Trump’s desk sign: The buck stops elsewhere

     An emotional Carryn Owens, widow of Chief Special Warfare Operator William 'Ryan' Owens, on Capitol Hill in Washington, Tuesday, Feb. 28, 2017, as she was acknowledged by President Donald Trump during his address to a joint session of Congress.  (Pablo Martinez Monsivais/AP Photo)

    An emotional Carryn Owens, widow of Chief Special Warfare Operator William 'Ryan' Owens, on Capitol Hill in Washington, Tuesday, Feb. 28, 2017, as she was acknowledged by President Donald Trump during his address to a joint session of Congress. (Pablo Martinez Monsivais/AP Photo)

    In the America of yore, presidents took responsibility for their decisions. That’s what real leaders do.

    In 1961, after John F. Kennedy green-lit the disastrous Bay of Pigs invasion of communist Cuba, he didn’t publicly blame Dwight Eisenhower, even though Ike’s team had mapped the operation. He didn’t publicly malign the military or the spooks who put the plan in action. Instead, he manned up and shouldered the blame himself. He told Americans, “Victory has a hundred fighters, but defeat is an orphan. I am the responsible officer of the government.”

    A quarter century later, after the arms-for-hostages scandal blew up in Ronald Reagan’s face, he didn’t heap blame on the underlings who’d done the dirty work. Instead, Reagan manned up and shouldered the blame himself. He told Americans, “It was a mistake…What should happen when you make a mistake is, you take your knocks, you learn your lessons.”

    In other words, as Harry Truman’s desk sign said, “The buck stops here.”

    Those were the days. The current desk occupant does things…differently. On Tuesday, this was how he critiqued the botched Yemen military operation, the one he OK’d as commander-in-chief, the one that failed to kill or capture the targeted al Qaeda leaders, the one that killed Navy SEAL Ryan Owens and at least 25 civilians, the one that destroyed a $70-million aircraft and yielded intel that may not even be actionable:

    “This was a mission that was started before I got here. That was something they wanted to do. They came to me, they explained what they wanted to do – the generals – who are very respected, my generals are the most respected that we’ve had in many decades, I believe.

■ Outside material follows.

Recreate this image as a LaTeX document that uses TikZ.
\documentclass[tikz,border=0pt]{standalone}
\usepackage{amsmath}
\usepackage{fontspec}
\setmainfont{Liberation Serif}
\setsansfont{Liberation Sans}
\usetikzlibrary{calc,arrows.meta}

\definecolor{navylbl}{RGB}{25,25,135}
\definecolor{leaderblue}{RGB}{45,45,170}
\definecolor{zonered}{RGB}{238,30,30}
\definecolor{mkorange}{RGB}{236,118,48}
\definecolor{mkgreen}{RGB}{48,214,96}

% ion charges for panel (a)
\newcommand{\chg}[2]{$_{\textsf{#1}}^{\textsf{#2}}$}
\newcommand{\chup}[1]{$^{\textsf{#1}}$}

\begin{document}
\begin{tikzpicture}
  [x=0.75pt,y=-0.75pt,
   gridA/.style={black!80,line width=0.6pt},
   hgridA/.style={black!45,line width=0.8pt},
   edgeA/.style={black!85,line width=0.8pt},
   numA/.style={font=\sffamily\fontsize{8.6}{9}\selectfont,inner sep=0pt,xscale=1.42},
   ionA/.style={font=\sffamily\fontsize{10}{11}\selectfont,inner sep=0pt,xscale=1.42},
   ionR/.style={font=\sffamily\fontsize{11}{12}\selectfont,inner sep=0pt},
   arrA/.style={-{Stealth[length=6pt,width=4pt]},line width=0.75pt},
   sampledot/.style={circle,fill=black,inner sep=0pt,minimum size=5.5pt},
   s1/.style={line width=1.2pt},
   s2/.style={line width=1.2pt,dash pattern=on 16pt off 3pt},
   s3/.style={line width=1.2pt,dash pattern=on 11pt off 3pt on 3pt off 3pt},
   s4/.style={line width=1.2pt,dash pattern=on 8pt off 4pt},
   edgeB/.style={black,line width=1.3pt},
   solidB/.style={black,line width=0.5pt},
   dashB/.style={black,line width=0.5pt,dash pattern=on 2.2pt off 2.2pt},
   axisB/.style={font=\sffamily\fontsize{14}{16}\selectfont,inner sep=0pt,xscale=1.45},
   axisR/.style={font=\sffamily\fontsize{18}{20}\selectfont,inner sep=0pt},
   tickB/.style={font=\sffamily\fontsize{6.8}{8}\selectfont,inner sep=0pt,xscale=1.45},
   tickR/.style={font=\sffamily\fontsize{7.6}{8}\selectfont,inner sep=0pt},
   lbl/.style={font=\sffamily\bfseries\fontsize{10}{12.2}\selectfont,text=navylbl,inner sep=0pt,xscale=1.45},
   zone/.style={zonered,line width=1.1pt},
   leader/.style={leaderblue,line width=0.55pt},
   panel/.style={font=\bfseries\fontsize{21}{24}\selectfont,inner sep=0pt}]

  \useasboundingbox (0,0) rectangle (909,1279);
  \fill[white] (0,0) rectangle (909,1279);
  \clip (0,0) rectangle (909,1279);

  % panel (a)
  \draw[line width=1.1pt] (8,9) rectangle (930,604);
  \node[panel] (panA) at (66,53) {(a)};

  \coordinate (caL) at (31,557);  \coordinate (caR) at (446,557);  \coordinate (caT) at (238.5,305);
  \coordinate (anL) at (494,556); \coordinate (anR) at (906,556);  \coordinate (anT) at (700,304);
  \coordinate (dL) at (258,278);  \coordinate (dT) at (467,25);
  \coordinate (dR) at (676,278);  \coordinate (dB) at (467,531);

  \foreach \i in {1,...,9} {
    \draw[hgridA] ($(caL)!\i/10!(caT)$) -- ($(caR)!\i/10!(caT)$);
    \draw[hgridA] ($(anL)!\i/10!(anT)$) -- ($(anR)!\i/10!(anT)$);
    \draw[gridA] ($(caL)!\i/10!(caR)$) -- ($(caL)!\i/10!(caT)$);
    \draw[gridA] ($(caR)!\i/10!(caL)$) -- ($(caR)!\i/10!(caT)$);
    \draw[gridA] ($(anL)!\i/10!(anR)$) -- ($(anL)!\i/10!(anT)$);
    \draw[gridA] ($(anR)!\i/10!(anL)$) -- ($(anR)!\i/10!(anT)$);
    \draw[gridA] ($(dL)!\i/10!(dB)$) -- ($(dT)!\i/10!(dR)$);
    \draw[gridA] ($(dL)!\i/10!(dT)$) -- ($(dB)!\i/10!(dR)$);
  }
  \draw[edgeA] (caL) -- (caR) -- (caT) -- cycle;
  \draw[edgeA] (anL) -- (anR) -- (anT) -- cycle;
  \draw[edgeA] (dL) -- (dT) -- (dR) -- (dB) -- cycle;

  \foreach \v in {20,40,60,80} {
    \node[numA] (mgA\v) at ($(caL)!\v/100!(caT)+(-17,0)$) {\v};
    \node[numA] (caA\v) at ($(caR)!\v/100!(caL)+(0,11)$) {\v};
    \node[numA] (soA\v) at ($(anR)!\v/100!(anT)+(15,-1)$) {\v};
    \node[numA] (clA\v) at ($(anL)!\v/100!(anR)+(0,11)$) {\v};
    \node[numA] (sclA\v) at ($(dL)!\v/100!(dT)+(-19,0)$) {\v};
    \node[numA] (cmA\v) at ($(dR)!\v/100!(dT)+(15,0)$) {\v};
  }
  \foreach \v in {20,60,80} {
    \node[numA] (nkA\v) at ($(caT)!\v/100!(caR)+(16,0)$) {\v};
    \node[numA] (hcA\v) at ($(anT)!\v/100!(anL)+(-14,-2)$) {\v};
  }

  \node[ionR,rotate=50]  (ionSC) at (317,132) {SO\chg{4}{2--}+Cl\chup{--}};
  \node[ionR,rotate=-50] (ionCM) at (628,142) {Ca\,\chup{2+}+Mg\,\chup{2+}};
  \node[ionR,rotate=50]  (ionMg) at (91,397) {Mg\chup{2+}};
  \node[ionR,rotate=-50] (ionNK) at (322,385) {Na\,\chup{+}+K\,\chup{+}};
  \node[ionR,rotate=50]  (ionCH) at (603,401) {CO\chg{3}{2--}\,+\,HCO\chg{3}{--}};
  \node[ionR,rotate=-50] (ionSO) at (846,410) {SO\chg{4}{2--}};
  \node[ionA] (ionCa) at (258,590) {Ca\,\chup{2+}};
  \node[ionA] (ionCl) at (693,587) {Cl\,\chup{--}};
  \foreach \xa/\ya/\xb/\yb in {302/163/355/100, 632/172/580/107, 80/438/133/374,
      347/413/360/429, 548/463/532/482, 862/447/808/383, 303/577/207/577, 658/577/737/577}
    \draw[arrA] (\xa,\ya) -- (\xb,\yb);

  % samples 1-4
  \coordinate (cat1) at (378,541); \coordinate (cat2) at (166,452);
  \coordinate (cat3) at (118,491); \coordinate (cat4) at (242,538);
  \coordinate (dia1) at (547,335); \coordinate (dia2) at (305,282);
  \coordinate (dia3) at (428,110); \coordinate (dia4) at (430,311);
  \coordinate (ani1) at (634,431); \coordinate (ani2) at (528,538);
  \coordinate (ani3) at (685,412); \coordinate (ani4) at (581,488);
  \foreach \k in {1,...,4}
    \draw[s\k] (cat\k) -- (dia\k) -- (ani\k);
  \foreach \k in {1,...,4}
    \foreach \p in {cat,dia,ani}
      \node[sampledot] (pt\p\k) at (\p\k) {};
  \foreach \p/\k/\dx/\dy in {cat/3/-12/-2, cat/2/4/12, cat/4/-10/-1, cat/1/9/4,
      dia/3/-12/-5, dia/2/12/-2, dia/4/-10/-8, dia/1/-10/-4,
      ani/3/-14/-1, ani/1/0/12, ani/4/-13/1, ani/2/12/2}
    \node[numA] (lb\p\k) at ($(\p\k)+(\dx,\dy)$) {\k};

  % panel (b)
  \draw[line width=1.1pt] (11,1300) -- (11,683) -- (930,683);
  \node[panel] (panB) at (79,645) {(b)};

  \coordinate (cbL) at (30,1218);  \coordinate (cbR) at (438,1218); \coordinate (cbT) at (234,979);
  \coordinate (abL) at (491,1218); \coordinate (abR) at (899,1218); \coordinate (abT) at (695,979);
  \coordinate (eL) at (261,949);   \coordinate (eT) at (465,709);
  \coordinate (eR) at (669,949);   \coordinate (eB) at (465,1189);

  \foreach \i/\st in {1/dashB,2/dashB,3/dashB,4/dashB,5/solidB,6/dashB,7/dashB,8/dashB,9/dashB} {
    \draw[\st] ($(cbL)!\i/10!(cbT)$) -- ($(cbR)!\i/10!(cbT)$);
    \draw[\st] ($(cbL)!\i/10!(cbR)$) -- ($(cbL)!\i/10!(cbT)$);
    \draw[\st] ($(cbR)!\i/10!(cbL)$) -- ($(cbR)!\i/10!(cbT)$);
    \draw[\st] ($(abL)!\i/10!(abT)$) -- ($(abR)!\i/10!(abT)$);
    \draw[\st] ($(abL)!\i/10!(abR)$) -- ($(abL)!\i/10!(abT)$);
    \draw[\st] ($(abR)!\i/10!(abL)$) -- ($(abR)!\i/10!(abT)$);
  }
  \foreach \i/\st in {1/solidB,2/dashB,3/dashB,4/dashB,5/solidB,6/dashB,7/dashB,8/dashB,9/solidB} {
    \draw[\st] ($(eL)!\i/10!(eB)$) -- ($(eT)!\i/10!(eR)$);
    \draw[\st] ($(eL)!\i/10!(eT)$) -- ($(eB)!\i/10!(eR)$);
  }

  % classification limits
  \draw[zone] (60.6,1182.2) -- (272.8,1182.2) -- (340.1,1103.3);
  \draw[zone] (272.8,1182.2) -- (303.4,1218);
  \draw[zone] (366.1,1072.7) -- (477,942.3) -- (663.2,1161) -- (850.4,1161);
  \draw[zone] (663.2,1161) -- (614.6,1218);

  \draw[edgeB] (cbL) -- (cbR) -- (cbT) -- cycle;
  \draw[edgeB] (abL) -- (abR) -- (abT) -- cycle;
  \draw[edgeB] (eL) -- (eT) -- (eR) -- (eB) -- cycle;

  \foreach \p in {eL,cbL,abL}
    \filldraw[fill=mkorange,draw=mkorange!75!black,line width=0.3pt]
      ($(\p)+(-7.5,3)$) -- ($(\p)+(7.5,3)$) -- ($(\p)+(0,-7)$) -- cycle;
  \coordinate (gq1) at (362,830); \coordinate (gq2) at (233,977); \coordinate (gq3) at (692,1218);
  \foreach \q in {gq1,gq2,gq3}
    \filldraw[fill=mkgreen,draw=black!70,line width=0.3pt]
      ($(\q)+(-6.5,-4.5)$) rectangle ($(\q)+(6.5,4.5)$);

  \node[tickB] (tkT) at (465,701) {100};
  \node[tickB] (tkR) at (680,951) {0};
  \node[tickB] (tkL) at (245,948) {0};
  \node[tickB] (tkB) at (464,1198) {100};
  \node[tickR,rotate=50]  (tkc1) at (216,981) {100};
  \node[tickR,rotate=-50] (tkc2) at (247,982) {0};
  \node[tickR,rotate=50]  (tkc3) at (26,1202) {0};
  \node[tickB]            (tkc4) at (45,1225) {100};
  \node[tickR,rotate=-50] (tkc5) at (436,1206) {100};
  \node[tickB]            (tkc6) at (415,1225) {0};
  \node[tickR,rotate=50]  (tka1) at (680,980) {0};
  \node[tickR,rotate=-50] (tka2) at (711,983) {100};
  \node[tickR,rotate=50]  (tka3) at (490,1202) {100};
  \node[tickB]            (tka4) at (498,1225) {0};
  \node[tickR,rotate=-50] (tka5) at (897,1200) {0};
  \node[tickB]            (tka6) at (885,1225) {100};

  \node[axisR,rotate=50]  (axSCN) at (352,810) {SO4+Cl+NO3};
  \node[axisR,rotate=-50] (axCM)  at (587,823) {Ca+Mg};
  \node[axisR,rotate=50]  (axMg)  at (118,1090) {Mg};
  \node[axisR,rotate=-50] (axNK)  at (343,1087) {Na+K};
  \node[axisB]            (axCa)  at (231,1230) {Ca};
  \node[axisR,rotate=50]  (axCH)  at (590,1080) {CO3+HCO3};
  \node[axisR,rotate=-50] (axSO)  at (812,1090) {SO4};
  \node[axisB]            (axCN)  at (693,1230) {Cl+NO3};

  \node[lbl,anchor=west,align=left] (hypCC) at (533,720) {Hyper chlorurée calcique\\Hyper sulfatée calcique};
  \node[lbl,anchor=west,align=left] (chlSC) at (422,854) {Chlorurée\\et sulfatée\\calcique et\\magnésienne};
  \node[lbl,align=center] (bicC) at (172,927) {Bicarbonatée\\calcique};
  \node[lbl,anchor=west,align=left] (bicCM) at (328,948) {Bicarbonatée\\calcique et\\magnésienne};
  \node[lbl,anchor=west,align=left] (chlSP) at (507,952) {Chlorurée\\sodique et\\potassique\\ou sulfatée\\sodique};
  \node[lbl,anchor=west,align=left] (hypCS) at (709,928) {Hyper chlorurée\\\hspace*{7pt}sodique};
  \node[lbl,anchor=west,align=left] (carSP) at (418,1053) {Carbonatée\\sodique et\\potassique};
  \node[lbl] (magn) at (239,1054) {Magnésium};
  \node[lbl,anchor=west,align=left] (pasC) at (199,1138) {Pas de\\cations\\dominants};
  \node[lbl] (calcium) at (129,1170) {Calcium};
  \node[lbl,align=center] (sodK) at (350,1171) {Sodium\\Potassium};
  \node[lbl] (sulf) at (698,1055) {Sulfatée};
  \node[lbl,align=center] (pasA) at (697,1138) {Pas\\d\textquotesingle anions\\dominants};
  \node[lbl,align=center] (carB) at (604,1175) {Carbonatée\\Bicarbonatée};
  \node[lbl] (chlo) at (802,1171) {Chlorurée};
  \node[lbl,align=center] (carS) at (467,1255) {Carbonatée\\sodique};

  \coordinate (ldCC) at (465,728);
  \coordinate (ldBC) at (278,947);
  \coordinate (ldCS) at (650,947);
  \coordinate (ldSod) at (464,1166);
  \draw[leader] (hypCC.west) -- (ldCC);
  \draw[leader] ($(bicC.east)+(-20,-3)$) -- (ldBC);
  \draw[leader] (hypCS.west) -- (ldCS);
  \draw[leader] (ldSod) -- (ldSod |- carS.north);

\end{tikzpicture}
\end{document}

And they lost Ryan.”

    Not exactly a profile in courage, is it? Not exactly Reaganesque, is it? A strong president has the confidence to admit error; it’s the weak who duck responsibility.

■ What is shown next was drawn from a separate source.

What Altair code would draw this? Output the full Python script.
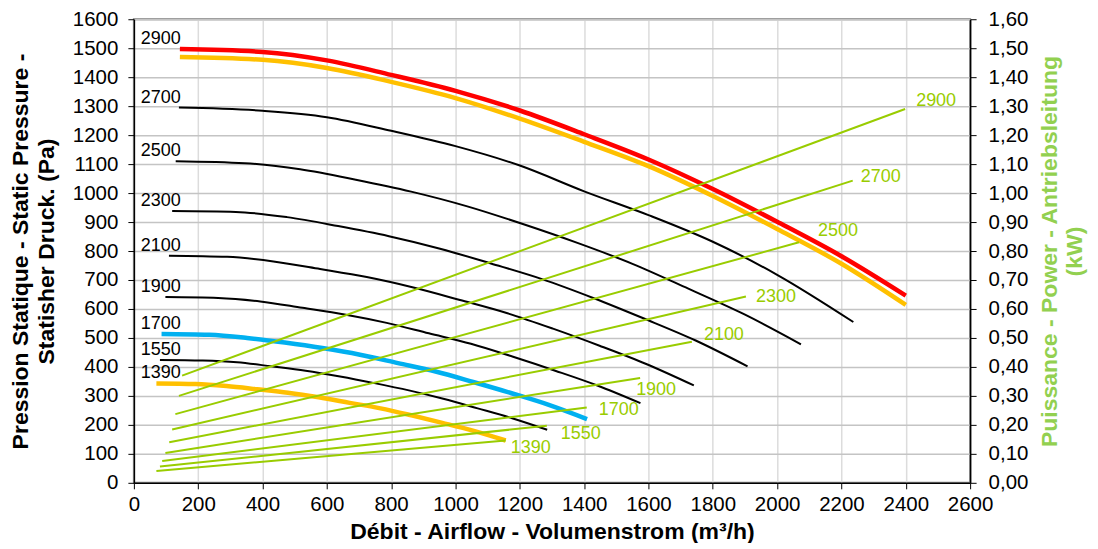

    That’s why the Tuesday night tear-jerk – with Trump invoking Ryan Owens in heaven, while his widow cried – was so revolting. Phillip Carter, a former Army officer and ex-Pentagon official, says it better than I can: “Words cannot convey my compassion and sympathy for Owens and her family. And yet, at the same time, I can barely contain my anger and disgust at the way that Trump put her on display, seeking to appropriate her grief — and her deceased husband’s heroism — for his political gain. This was stolen valor on a presidential scale.”

    Carter — who is certainly not alone in the military community — said that Trump’s bid to shift blame is “an incredible betrayal of his office and the awesome responsibility that our president must shoulder, especially in the national security sphere. A president who pass the buck is not one we can trust to lead our military and keep us safe.”

    But hey, this is apparently the new credo: The Buck Stops Elsewhere.

    I have no doubt that millions of viewers teared up for Carryn Owens. I bet they assumed that the spectacle they witnessed, and Trump’s spin about how the raid was an awesome success, constituted the whole story. (Trump’s popularity, such as it is, hinges heavily on the support of ill-informed people.) But what was off screen was just as important. Carry Owens’ father-in-law was AWOL at the congressional address; a military vet himself, Bill Owens is demanding an investigation of the Yemen raid. When his son’s remains came home, he refused to meet with Trump. He said, “My conscience wouldn’t let me talk to him.”

    Bill also had some advice for Trump: “Don’t hide behind my son’s death.”

    Oh well, too late!

    I shudder to think what he’ll do the next time a life-and-death decision goes wrong. Will he take responsibility, or hide again? Ronald Reagan said, “You take your knocks, you learn your lessons.” But is this new guy remotely capable of learning anything?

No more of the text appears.